Book Review: The New Testament and Rabbinic Judaism

The New Testament and Rabbinic Judaism by David Daube

This is a very detailed, and very long book which took me some time to get through. I’ve even post-poned doing this review until now because of how long I’d been reading this book. It was certainly worth the read, though I would not recommend it to many. It is chiefly concerned with discovering Rabinnic precedent behind phrases, concepts, and traditions in the NT. And it does that very well. I’ve made one other post with this book as a source: Yea Have Heard… But I Say

There is a lot I could say about the book, but I wanted to bring up the one biggest things I learned, and it is about baptism. Previously, my best sources concluded that they were unsure if Jewish proselyte baptism existed prior to Christian baptism. This book points out two facts supporting the idea that Jewish proselyte baptism was at least practiced, if not entirely agreed upon in meaning, method, or form by Rabbis before Jesus’ ministry. One, Hillel is recorded as baptizing coverts. Two, the Rabbinical writings in many places skew away from Christian principles, it would be incredibly odd for them to pick up an establish Christian practice. With that said, Daube reflects on Hillel:

For one thing, the parallelism in form between the two parts of the maxim – ‘he who separates himself from the uncircumcision [through baptism and conversion] is like him who separates himself from the grave’ – is striking: it suggests a parallelism in substance, an actual comparing of him who rises above heathenism to one who rises from the dead. pg 110

Clearly that is very similar to the Christian claim about baptism – a new life – Rom 6. Now onto specifics about the baptism.

The person wishing to become a Jew ‘at this time’ should be asked whether he does not know that ‘Israel at this time is broken down, pushed about, driven about and tossed about, and that sufferings befall them’. If he replies ‘I know and am not worthy’, no further tests are needed, but he should at once be admitted as a candidate and be taught… It is the gentile who approaches the Jews, not the Jews who approach the gentile; and the Rabbis lay down that before his proper initiation can even begin, he must have grasped the fundamentals of the faith – he must recognize even that Israel’s humiliation in this age means exaltation. pg 113, 114,

Rabbi Nehemiah, about AD150, says that persons who join Israel at one of these moments [of prosperity] cannot be considered genuine until they give proof of their loyalty ‘at this time’, i.e. in the face of persecution… We shall presently see that eschatology is the principal theme of the concluding part of the Tannaitic catechism; and the notion ‘at this time’ recurs there, being opposed to ‘the World to Come’. Manifestly eschatology plays a role even at the opening stage.
pg 118

I have two remarks; (1) the known suffering would easily play into the known Christian suffering under persecution in the early church and, (2) perhaps the fact that Jews were used to gentiles approaching them explains an apparent “slowness” in the preaching of the Christian faith immediately after Pentecost.

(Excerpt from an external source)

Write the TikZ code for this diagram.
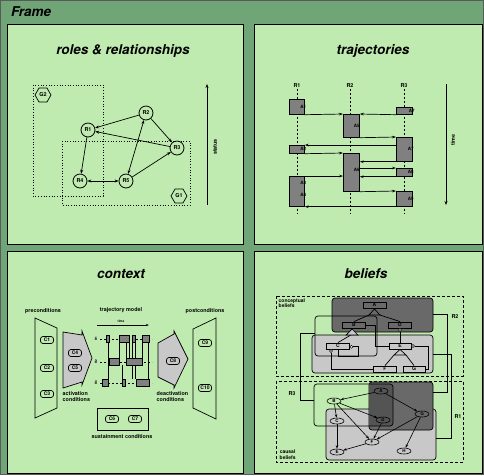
\documentclass[tikz,border=0pt]{standalone}
\usepackage{fontspec}
\setmainfont{TeX Gyre Heros}
\usetikzlibrary{arrows.meta,shapes.geometric,calc}

\definecolor{framegreen}{RGB}{112,165,120}
\definecolor{panelgreen}{RGB}{192,235,176}
\definecolor{frameedge}{RGB}{90,90,90}
\definecolor{boxgray}{RGB}{128,128,128}
\definecolor{lightgray2}{RGB}{200,200,200}
\definecolor{darkgray2}{RGB}{105,105,105}
\definecolor{darkergray}{RGB}{84,84,84}

\tikzset{
  panel/.style={draw=black, line width=0.9pt, fill=panelgreen},
  ptitle/.style={font=\fontsize{13.5}{15}\selectfont\bfseries\itshape},
  lbl/.style={font=\fontsize{5.4}{6.2}\selectfont\bfseries, inner sep=0.5pt},
  role/.style={circle, draw, line width=0.8pt, minimum size=14pt, inner sep=0pt,
               font=\fontsize{5.4}{6}\selectfont\bfseries},
  grp/.style={regular polygon, regular polygon sides=6, draw, line width=0.7pt,
              minimum size=16pt, inner sep=0pt, font=\fontsize{5.4}{6}\selectfont\bfseries},
  grpbox/.style={dotted, line width=0.7pt},
  link/.style={line width=0.7pt, -{Stealth[length=4pt,width=3pt]}},
  link2/.style={line width=0.7pt, {Stealth[length=4pt,width=3pt]}-{Stealth[length=4pt,width=3pt]}},
  axisarrow/.style={line width=0.8pt, -{Stealth[length=4pt,width=3pt]}},
  lifeline/.style={line width=0.8pt, dash pattern=on 2pt off 2pt},
  actbox/.style={draw, fill=boxgray, line width=0.7pt, inner sep=0pt, anchor=north west},
  alabel/.style={font=\fontsize{4.5}{5}\selectfont\bfseries, inner sep=0pt},
  msg/.style={line width=0.7pt, -{Stealth[length=4pt,width=2.6pt]}},
  cond/.style={draw, rounded corners=2.5pt, line width=0.7pt, minimum width=13pt,
               minimum height=7pt, inner sep=1pt, font=\fontsize{5}{5.5}\selectfont\bfseries},
  blockarrow/.style={draw, line width=0.7pt, fill=lightgray2},
  trapz/.style={draw, line width=0.7pt},
  lane/.style={line width=0.6pt, dash pattern=on 2pt off 2pt},
  seg/.style={draw, fill=boxgray, line width=0.5pt},
  bbox/.style={draw, line width=0.9pt, minimum height=6pt, minimum width=23pt, inner sep=0pt,
               font=\fontsize{5}{5}\selectfont\bfseries},
  bell/.style={ellipse, draw, line width=0.6pt, minimum width=14pt, minimum height=6pt,
               inner sep=0pt, font=\fontsize{4.5}{5}\selectfont\bfseries},
  cause/.style={line width=0.6pt, -{Stealth[length=3.5pt,width=2.5pt]}},
  region/.style={draw, line width=0.7pt, rounded corners=3pt},
  beliefset/.style={line width=0.8pt, dash pattern=on 3pt off 2pt},
  wire/.style={line width=0.7pt},
  ball/.style={circle, draw, fill=white, line width=0.5pt, minimum size=3pt, inner sep=0pt},
  tri/.style={draw, line width=0.7pt}
}

\begin{document}
\begin{tikzpicture}[x=1pt,y=-1pt]
\useasboundingbox (0,0) rectangle (484,475);
\fill[framegreen] (0,0) rectangle (484,475);
\draw[frameedge, line width=1pt] (0.5,0.5) rectangle (483.5,474.5);
\node[anchor=west, font=\fontsize{13.5}{15}\selectfont\bfseries\itshape, inner sep=0pt] (frametitle) at (11,12) {Frame};

% the four panels
\draw[panel] (7,24) rectangle (243,244);
\draw[panel] (254,24) rectangle (482,244);
\draw[panel] (7,251) rectangle (243,473);
\draw[panel] (254,251) rectangle (482,473);

% ---------------- roles & relationships ----------------
\node[ptitle] (t1) at (123,51) {roles \& relationships};
\draw[grpbox] (33,85) rectangle (103,196);
\draw[grpbox] (62,141) rectangle (190,205);
\node[grp] (g2) at (43,95) {G2};
\node[grp] (g1) at (179,196) {G1};
\node[role] (r1) at (88,130) {R1};
\node[role] (r2) at (146,113) {R2};
\node[role] (r3) at (177,148) {R3};
\node[role] (r4) at (80,181) {R4};
\node[role] (r5) at (126,181) {R5};
\draw[link] (r2) -- (r1);
\draw[link] (r2) -- (r3);
\draw[link] (r3) -- (r1);
\draw[link] (r1) -- (r4);
\draw[link2] (r4) -- (r5);
\draw[link2] (r5) -- (r2);
\draw[link] (r5) -- (r3);
\coordinate (st0) at (207,205);
\coordinate (st1) at (207,84);
\draw[axisarrow] (st0) -- (st1);
\node[lbl, rotate=90] (stl) at (215,147) {status};

% ---------------- trajectories ----------------
\node[ptitle] (t2) at (373,51) {trajectories};
\node[lbl] (l1) at (297,86) {R1};
\node[lbl] (l2) at (350,86) {R2};
\node[lbl] (l3) at (404,86) {R3};
\coordinate (l1e) at (297,214);
\coordinate (l2e) at (350,214);
\coordinate (l3e) at (404,214);
\draw[lifeline] (l1.south) -- (l1e);
\draw[lifeline] (l2.south) -- (l2e);
\draw[lifeline] (l3.south) -- (l3e);

\node[actbox, minimum width=15pt, minimum height=15pt] (a1) at (289,99) {};
\node[actbox, minimum width=16pt, minimum height=7pt] (a7a) at (396,107) {};
\node[actbox, minimum width=16pt, minimum height=23pt] (a5) at (343,114) {};
\node[actbox, minimum width=16pt, minimum height=24pt] (a7b) at (396,137) {};
\node[actbox, minimum width=15pt, minimum height=8pt] (a2) at (289,145) {};
\node[actbox, minimum width=16pt, minimum height=38pt] (a6) at (343,153) {};
\node[actbox, minimum width=16pt, minimum height=8pt] (a8) at (396,168) {};
\node[actbox, minimum width=15pt, minimum height=30pt] (a34) at (289,176) {};
\node[actbox, minimum width=16pt, minimum height=15pt] (a9) at (396,191) {};

\node[alabel] (a1l) at ($(a1.east)+(-1.5,0)$) {A1};
\node[alabel] (a7al) at ($(a7a.east)+(-1,0)$) {A7};
\node[alabel] (a5l) at ($(a5.east)+(-3,0)$) {A5};
\node[alabel] (a7bl) at ($(a7b.east)+(-2,0)$) {A7};
\node[alabel] (a2l) at ($(a2.east)+(-1.5,0)$) {A2};
\node[alabel] (a6l) at ($(a6.east)+(-3,-2)$) {A6};
\node[alabel] (a8l) at ($(a8.east)+(-2,0)$) {A8};
\node[alabel] (a3l) at ($(a34.north east)+(-1.5,7)$) {A3};
\node[alabel] (a4l) at ($(a34.north east)+(-1.5,19)$) {A4};
\node[alabel] (a9l) at ($(a9.east)+(-2,0)$) {A9};

\draw[msg] (a1.south east) -- (a5.north west);
\draw[msg] (a7a.south west) -- (a5.north east);
\draw[msg] (a5.south east) -- (a7b.north west);
\draw[msg] (a2.north east -| a7b.west) -- (a2.north east);
\draw[msg] (a2.south east) -- (a6.north west);
\draw[msg] (a7b.south west) -- (a7b.south west -| a6.east);
\draw[msg] (a8.north west -| a6.east) -- (a8.north west);
\draw[msg] (a34.north east) -- (a34.north east -| a6.west);
\draw[msg] (a8.south west) -- (a8.south west -| a6.east);
\draw[msg] (a6.south east) -- (a9.north west);
\draw[msg] (a9.south west) -- (a34.south east);

\coordinate (tm0) at (446,84);
\coordinate (tm1) at (446,205);
\draw[axisarrow] (tm0) -- (tm1);
\node[lbl, rotate=90] (tml) at (453,140) {time};

% ---------------- context ----------------
\node[ptitle] (t3) at (121,274) {context};
\node[lbl] (prel) at (43,311) {preconditions};
\node[lbl] (postl) at (205,311) {postconditions};
\node[lbl] (trml) at (121,310) {trajectory model};

% precondition and postcondition sets
\draw[trapz] (35,318) -- (57,328) -- (57,408) -- (35,418) -- cycle;
\draw[trapz] (193,329) -- (216,318) -- (216,419) -- (193,408) -- cycle;
% activation / deactivation block arrows
\draw[blockarrow] (63,332) -- (82,335) -- (82,331) -- (92,358) -- (82,385) -- (82,382) -- (63,388) -- cycle;
\draw[blockarrow] (158,343) -- (174,334) -- (174,331) -- (188,359) -- (174,388) -- (174,385) -- (158,377) -- cycle;

\node[cond] (c1) at (47,340) {C1};
\node[cond] (c2) at (47,368) {C2};
\node[cond] (c3) at (47,394) {C3};
\node[cond] (c4) at (75,353) {C4};
\node[cond] (c5) at (75,368) {C5};
\node[cond] (c8) at (173,361) {C8};
\node[cond] (c9) at (205,343) {C9};
\node[cond] (c10) at (205,388) {C10};

\node[lbl, anchor=north west, align=left] (actl) at (62,391) {activation\\conditions};
\node[lbl, anchor=north west, align=left] (deactl) at (156,391) {deactivation\\conditions};

% sustainment conditions
\draw[trapz] (97,408) rectangle (148,430);
\node[cond] (c6) at (112,419) {C6};
\node[cond] (c7) at (135,419) {C7};
\node[lbl] (susl) at (122,437) {sustainment conditions};

% trajectory model sketch
\coordinate (tt0) at (97,325);
\coordinate (tt1) at (149,325);
\draw[line width=0.6pt, -{Stealth[length=3pt,width=2pt]}] (tt0) -- (tt1);
\node[font=\fontsize{3.2}{3.5}\selectfont\bfseries, inner sep=0pt] (ttl) at (121,321.5) {time};
\node[font=\fontsize{3}{3}\selectfont\bfseries, rotate=90, inner sep=0pt] (ln1) at (96,339) {R1};
\node[font=\fontsize{3}{3}\selectfont\bfseries, rotate=90, inner sep=0pt] (ln2) at (96,362) {R2};
\node[font=\fontsize{3}{3}\selectfont\bfseries, rotate=90, inner sep=0pt] (ln3) at (96,383) {R3};
\draw[lane] (100,339) -- (152,339);
\draw[lane] (100,362) -- (152,362);
\draw[lane] (100,383) -- (152,383);
\draw[line width=0.5pt]
  (108,342) -- (108,379)
  (119.5,342) -- (119.5,358)
  (122,365) -- (122,379)
  (126,342) -- (126,358)
  (129,342) -- (129,358)
  (132,342) -- (132,379)
  (135,342) -- (135,379)
  (142,342) -- (142,358)
  (148.5,342) -- (148.5,379);
\filldraw[seg] (106,335) rectangle (109,342);
\filldraw[seg] (119,335) rectangle (129,342);
\filldraw[seg] (132,335) rectangle (135,342);
\filldraw[seg] (142,335) rectangle (149,342);
\filldraw[seg] (109,358) rectangle (119,365);
\filldraw[seg] (126,358) rectangle (142,365);
\filldraw[seg] (102,379) rectangle (108,386);
\filldraw[seg] (122,379) rectangle (125,386);
\filldraw[seg] (136,379) rectangle (149,386);

% ---------------- beliefs ----------------
\node[ptitle] (t4) at (366,274) {beliefs};
\draw[beliefset] (276,296) rectangle (463,376);
\draw[beliefset] (276,381) rectangle (463,462);
\node[lbl, anchor=north west, align=left, font=\fontsize{5}{5.6}\selectfont\bfseries] (cbl) at (278,298) {conceptual\\beliefs};
\node[lbl, anchor=south west, align=center, font=\fontsize{5}{5.6}\selectfont\bfseries] (kbl) at (279,460) {causal\\beliefs};

% conceptual beliefs
\draw[region, fill=lightgray2] (312,335) rectangle (433,373);
\draw[region, fill=darkgray2] (332,298) rectangle (433,332);
\draw[region] (315,316) rectangle (377,356);

\node[bbox, fill=darkgray2] (ba) at (374.5,305) {A};
\node[bbox, fill=darkgray2] (bb) at (354,325) {B};
\node[bbox, fill=darkgray2] (bd) at (400,325) {D};
\node[bbox, fill=lightgray2] (bc) at (338,346) {C};
\node[bbox, fill=lightgray2, minimum width=22pt] (be) at (400,346) {E};
\node[bbox, fill=lightgray2] (bf) at (385,369) {F};
\node[bbox, fill=lightgray2, minimum width=22pt] (bg) at (414,369) {G};

\coordinate (taL) at (369,315);
\coordinate (taR) at (380,315);
\coordinate (tbL) at (346,335);
\coordinate (tbR) at (358,335);
\coordinate (teL) at (394,355);
\coordinate (teR) at (406,355);
\draw[wire] (taL) -- (bb.north);
\draw[wire] (taR) -- (bd.north);
\draw[wire] ($(tbL)!0.4!(tbR)$) -- (bc.north);
\draw[wire] (teL) -- (bf.north);
\draw[wire] (teR) -- (bg.north);
\draw[tri, fill=darkgray2] (taL) -- (ba.south |- 0,309) -- (taR) -- cycle;
\draw[tri, fill=lightgray2] (tbL) -- (352,329) -- (tbR) -- cycle;
\draw[tri, fill=lightgray2] (teL) -- (be.south) -- (teR) -- cycle;

\node[ball] (dball) at ($(bd.south)+(0,1.5)$) {};
\draw[wire] (dball) -- (be.north);
\node[ball] (eball) at ($(be.east)+(1.5,0)$) {};
\draw[wire] (eball.east) -- ++(14,0) |- (bg.east);
\node[ball] (cball) at ($(bc.east)+(1.5,0.8)$) {};
\draw[wire] (cball.east) -- ++(5,0) -- ++(0,10) -| (bc.south);
\node[ball] (cball2) at ($(bc.south west)+(5,1.5)$) {};
\draw[wire] (cball2.south) |- (bf.west);
\draw[wire] (bb.east) -- ++(9,0) |- (be.west);

% causal beliefs
\draw[region, fill=lightgray2] (326,409) rectangle (436,460);
\draw[region, fill=darkgray2] (369,382) rectangle (433,430);
\begin{scope}
  \clip[rounded corners=3pt] (314,384) rectangle (393,426);
  \fill[darkergray, rounded corners=3pt] (369,382) rectangle (433,430);
\end{scope}
\draw[region] (314,384) rectangle (393,426);

\node[bell] (ka) at (381,391) {A};
\node[bell] (kb) at (334,401) {B};
\node[bell] (kc) at (337,421) {C};
\node[bell] (kd) at (383,420) {D};
\node[bell] (kg) at (422,414) {G};
\node[bell] (kf) at (372,442) {F};
\node[bell] (ke) at (337,452) {E};
\node[bell] (kh) at (404,451) {H};
\draw[cause] (ka) -- (kb);
\draw[cause] (ka) -- (kg);
\draw[cause] (kb) -- (kc);
\draw[cause] (kb) -- (kd);
\draw[cause] (kb) -- (kf);
\draw[cause] (kc) -- (ke);
\draw[cause] (kd) -- (kf);
\draw[cause] (kg) -- (kf);
\draw[cause] (kg) -- (kh);
\draw[cause] (kf) -- (ke);

% relationships linking the belief groups
\coordinate (r2s) at (433,314);
\coordinate (r2e) at (433,392);
\draw[wire] (r2s) -- (447,314) |- (r2e);
\node[lbl] (r2l) at (455,317) {R2};
\coordinate (r1s) at (433,354);
\coordinate (r1e) at (436,438);
\draw[wire] (r1s) -- (451,354) |- (r1e);
\node[lbl] (r1l) at (458,417) {R1};
\coordinate (r3s) at (315,333);
\coordinate (r3e) at (314,400);
\draw[wire] (r3s) -- (300,333) |- (r3e);
\node[lbl] (r3l) at (292,394) {R3};
\end{tikzpicture}
\end{document}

Concerning John the Baptist

John, believing the kingdom of heaven imminent, preached the baptism of repentance. A Rabbi like Eliezer ben Hyrcanus, about AD100, predicted that at the approach of the Messiah the gentiles would come in flocks to be received. Eliezer would never have applied proselyte baptism to people already Jewish. It was because John did so that he was called “the Baptist”. Yet the eschatological character of his and early Christian baptism was Jewish. Some rebukes administered to Pharisees and Sadducees according to Matthew and Luke closely correspond to an opinion, held by many Rabbis, that people seeking admission in the days of the Messiah were not to be trusted. pg 119

John, calling on Jewish people who thought they were inside the covenant with God, to be baptized like a proselyte, meant that they were not in fact in covenant! John’s very invitation for baptism is an open-handed slap to anyone who considered themselves practicing Torah. All while that very invitation is gladly received by those who knew they are not in living in covenant!

This next part is about the instruction:

The actual preparation of the catechumen should begin by making known to him some of the lighter and some of the weightier commandments… Rabbi Judah the Prince gave the advice: ‘Be heedful of a light commandment as of a weighty one, for thou knowest not the reward for each.’ The terms small and great may replace light and weighty… The word qal may denote not light, but also easy, and hamur not only weighty but also burdensome… [Daube then suggests that both translations should be considered] pg 119, 120

…during the act of baptism, during immersion, we learn, two Scholars are to stand by – in the case of a woman they are to stand outside but within hearing – in order again to communicate to the proselyte some lighter and some weightier commandments. We may regard this as another sign that, by the Tannaitic epoch at least, proselyte baptism was no purificatory rite but had a moral and spiritual significance… Actually, we may go so far as to assert that, in listening to the commandments during baptism, the proselyte stood at mount Sinai. From the beginning of the 1st cent AD down to our day the ceremonies of reception into Judaism have been based on the same principle: they must be identical with those by which the Israelites were received into the Sinaitic covenant. pg 120, 121

I think that all of this, and he goes on for at least ten more pages, is very relevant to our understanding of baptism – as it would have been to those who first practiced it.